◆ **Exercise directions**: Each line from the top of the listing through the one holding "80000, 100000, 120000];" should be restated word for word, with nothing added and no pictures.

◆ **Provided material**:
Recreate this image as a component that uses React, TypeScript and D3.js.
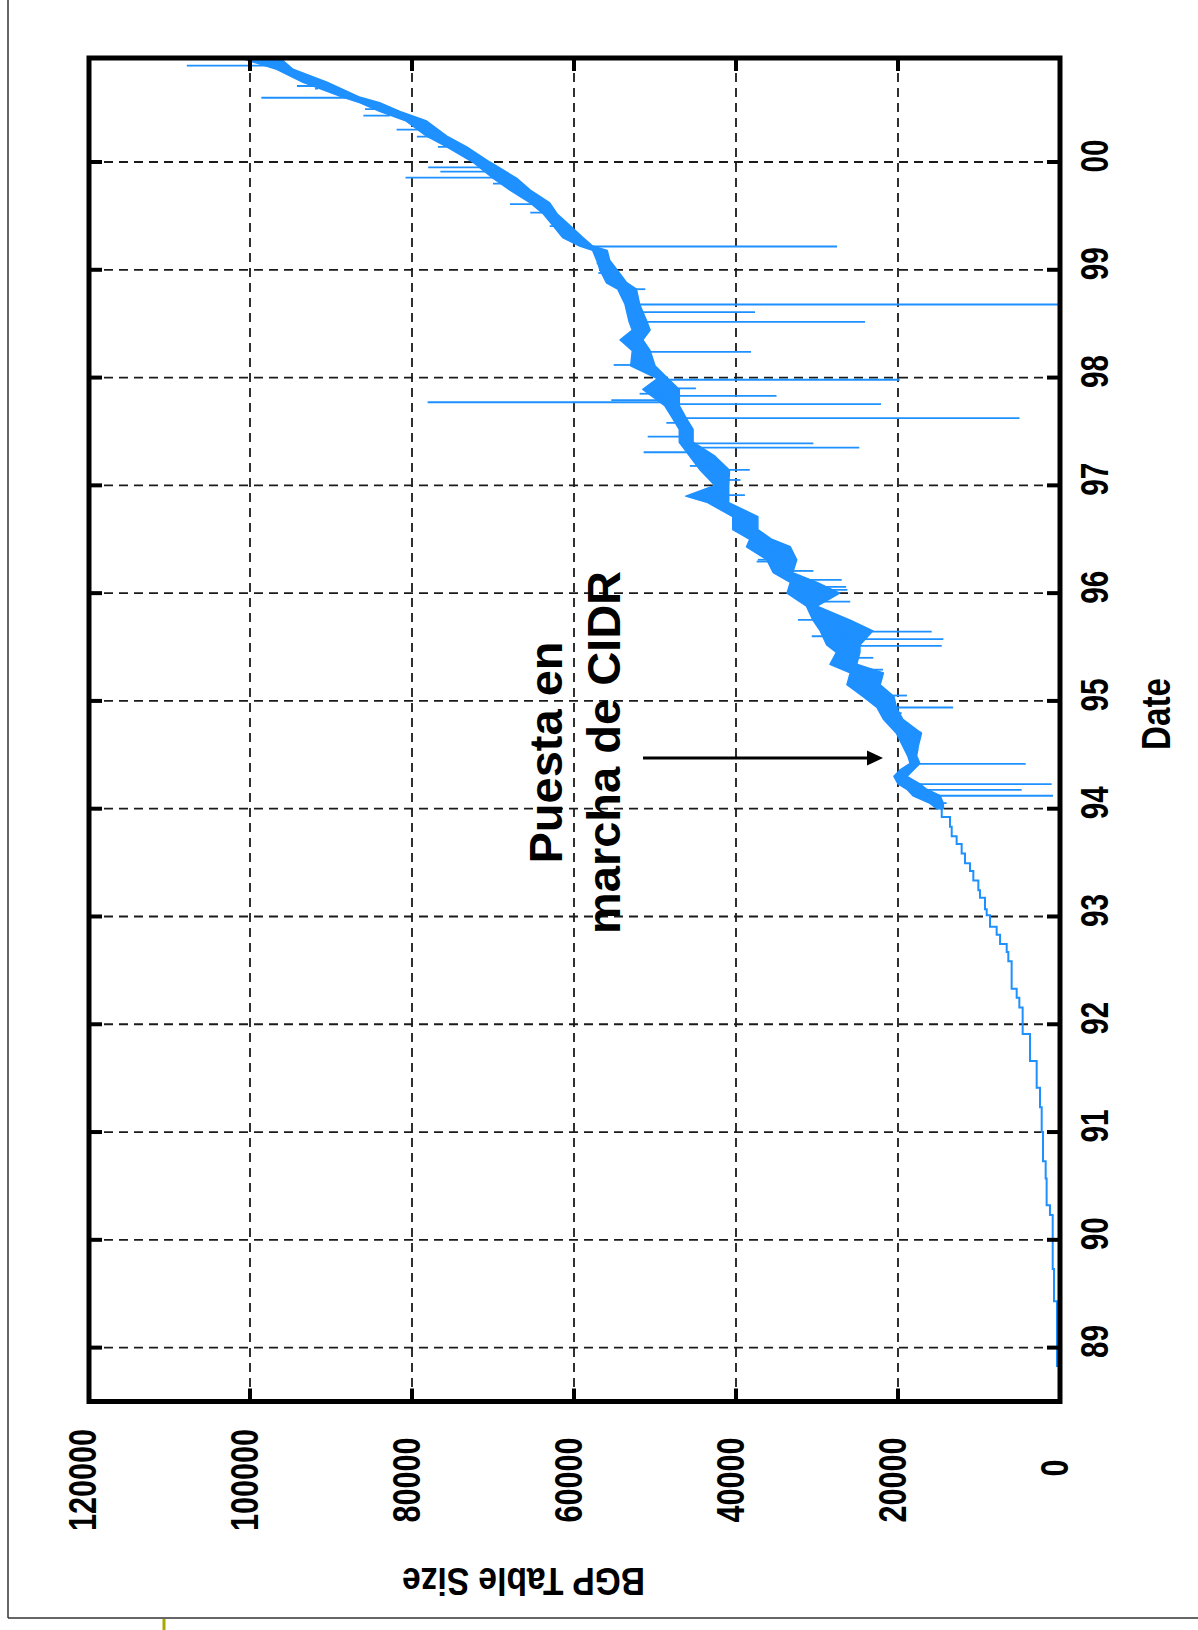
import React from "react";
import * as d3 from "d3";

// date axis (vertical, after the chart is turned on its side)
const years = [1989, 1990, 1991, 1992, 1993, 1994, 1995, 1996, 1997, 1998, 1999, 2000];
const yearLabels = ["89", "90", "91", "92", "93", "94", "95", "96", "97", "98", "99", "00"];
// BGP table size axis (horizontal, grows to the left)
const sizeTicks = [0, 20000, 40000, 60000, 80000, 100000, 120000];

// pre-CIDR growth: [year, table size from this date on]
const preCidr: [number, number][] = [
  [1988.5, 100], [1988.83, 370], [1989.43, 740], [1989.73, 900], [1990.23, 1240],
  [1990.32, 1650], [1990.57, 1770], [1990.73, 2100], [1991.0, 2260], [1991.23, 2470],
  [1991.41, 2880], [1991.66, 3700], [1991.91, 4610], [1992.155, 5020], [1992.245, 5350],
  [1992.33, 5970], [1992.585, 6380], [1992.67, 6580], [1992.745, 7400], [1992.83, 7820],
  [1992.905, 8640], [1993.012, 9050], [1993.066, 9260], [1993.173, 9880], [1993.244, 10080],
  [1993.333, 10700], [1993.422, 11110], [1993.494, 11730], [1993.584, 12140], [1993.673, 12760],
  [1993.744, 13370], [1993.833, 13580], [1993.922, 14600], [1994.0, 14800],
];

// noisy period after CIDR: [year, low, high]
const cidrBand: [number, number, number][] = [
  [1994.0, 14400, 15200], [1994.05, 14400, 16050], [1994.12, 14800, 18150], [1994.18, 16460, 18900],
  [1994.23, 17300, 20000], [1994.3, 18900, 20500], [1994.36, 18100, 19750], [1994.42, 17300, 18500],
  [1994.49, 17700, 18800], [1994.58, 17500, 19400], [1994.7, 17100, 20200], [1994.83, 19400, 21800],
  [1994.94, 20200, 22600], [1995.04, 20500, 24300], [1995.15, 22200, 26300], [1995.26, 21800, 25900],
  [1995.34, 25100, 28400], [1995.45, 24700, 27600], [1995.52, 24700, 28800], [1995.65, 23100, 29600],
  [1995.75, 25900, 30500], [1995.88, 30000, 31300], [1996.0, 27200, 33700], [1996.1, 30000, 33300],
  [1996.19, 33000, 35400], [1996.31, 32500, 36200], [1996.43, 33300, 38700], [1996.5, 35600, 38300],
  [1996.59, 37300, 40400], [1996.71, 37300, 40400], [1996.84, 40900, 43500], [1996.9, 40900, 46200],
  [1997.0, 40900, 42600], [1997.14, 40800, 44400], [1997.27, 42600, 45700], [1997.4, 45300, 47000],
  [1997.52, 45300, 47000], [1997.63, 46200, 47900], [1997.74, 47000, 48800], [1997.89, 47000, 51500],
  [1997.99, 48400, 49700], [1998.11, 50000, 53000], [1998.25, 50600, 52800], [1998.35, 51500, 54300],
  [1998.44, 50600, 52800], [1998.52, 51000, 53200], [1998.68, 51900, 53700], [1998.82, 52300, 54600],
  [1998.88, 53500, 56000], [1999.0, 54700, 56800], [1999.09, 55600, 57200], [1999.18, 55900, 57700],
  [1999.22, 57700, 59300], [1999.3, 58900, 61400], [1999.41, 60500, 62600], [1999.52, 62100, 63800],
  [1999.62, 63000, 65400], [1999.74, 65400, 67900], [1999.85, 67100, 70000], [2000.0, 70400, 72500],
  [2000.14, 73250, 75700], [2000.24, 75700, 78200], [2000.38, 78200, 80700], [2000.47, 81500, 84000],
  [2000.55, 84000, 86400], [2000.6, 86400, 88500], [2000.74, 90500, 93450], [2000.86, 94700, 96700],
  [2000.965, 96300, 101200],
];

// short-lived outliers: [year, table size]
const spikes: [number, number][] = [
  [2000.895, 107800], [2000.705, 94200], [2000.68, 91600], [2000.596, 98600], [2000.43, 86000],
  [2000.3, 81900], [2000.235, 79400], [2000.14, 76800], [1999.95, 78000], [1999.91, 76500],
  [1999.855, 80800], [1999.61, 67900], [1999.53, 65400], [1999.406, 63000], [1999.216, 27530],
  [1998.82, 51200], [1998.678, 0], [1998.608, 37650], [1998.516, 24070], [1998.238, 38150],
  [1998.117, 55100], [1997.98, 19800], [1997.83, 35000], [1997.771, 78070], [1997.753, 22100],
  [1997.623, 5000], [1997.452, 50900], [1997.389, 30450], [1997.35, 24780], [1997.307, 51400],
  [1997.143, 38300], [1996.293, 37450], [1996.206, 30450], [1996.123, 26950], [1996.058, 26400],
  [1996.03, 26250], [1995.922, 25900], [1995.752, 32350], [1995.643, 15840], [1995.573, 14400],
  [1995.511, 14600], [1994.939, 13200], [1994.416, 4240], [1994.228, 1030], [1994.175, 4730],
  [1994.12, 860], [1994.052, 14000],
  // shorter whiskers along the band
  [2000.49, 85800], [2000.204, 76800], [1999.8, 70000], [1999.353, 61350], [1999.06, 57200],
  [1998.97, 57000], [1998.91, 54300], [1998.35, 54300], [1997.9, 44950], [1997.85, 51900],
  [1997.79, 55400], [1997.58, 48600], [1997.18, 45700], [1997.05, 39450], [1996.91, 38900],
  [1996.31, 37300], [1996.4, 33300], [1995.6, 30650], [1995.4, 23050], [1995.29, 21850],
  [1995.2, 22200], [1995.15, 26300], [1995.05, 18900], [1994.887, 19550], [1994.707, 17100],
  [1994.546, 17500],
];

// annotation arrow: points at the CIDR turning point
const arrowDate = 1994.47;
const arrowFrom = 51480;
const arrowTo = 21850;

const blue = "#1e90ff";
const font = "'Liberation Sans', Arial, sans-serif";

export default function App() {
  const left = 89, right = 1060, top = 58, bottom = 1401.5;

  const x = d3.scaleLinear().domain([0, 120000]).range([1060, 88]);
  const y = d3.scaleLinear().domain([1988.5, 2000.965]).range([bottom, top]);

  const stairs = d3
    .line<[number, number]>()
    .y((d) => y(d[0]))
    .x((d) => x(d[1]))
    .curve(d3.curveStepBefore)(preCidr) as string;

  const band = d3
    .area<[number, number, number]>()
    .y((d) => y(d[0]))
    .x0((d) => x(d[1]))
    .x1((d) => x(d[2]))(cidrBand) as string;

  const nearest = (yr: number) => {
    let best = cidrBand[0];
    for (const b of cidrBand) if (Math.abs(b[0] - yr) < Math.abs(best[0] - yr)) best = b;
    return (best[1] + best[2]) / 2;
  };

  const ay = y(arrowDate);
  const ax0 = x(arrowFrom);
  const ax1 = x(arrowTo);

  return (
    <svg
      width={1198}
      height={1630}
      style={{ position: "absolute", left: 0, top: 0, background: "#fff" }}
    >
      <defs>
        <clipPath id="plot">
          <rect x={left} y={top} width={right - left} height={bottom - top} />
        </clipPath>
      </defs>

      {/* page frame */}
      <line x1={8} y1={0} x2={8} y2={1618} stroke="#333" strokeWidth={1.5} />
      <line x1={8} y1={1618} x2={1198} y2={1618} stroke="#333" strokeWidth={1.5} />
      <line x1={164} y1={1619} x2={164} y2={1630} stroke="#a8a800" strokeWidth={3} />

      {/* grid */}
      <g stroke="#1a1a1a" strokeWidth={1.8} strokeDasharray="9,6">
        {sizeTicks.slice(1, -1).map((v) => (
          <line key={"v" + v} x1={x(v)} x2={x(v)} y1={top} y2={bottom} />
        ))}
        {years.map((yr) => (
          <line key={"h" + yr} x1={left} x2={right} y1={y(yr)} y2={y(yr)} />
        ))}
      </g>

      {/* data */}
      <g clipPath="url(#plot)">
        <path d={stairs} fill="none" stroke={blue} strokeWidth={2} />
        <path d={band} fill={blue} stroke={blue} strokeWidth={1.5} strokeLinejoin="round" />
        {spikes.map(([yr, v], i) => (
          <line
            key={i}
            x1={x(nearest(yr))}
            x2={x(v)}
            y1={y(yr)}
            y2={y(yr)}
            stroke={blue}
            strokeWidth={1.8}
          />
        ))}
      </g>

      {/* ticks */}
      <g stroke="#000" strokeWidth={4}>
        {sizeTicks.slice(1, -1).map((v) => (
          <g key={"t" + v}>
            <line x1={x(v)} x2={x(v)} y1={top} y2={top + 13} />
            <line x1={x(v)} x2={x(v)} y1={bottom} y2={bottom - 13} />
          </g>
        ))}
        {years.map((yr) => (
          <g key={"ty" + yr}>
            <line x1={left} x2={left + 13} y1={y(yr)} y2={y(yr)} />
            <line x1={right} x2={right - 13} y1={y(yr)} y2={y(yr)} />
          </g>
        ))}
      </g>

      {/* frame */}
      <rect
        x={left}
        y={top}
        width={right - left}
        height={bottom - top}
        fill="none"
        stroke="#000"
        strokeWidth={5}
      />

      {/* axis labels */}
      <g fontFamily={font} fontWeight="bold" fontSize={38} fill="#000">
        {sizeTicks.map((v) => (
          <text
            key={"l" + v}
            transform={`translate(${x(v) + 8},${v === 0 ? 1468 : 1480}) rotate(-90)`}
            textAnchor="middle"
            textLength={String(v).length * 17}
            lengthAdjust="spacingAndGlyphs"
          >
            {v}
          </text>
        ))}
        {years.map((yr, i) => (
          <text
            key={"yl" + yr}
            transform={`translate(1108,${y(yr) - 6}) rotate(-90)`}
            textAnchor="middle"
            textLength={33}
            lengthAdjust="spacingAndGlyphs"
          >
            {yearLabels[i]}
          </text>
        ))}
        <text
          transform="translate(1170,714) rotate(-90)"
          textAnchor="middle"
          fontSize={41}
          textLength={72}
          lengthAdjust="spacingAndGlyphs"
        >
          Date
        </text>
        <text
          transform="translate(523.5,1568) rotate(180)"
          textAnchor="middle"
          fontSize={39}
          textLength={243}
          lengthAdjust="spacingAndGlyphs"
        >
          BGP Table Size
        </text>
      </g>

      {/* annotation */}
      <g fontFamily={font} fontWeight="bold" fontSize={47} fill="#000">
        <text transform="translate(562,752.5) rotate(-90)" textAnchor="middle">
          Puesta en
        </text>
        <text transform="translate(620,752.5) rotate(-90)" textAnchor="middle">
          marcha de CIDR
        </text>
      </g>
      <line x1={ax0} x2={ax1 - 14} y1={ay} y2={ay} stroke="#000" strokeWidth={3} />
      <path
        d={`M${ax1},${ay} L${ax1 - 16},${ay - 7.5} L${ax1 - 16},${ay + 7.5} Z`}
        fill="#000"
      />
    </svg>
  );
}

◆ **The answer**:
Recreate this image as a component that uses React, TypeScript and D3.js.
import React from "react";
import * as d3 from "d3";

// date axis (vertical, after the chart is turned on its side)
const years = [1989, 1990, 1991, 1992, 1993, 1994, 1995, 1996, 1997, 1998, 1999, 2000];
const yearLabels = ["89", "90", "91", "92", "93", "94", "95", "96", "97", "98", "99", "00"];
// BGP table size axis (horizontal, grows to the left)
const sizeTicks = [0, 20000, 40000, 60000, 80000, 100000, 120000];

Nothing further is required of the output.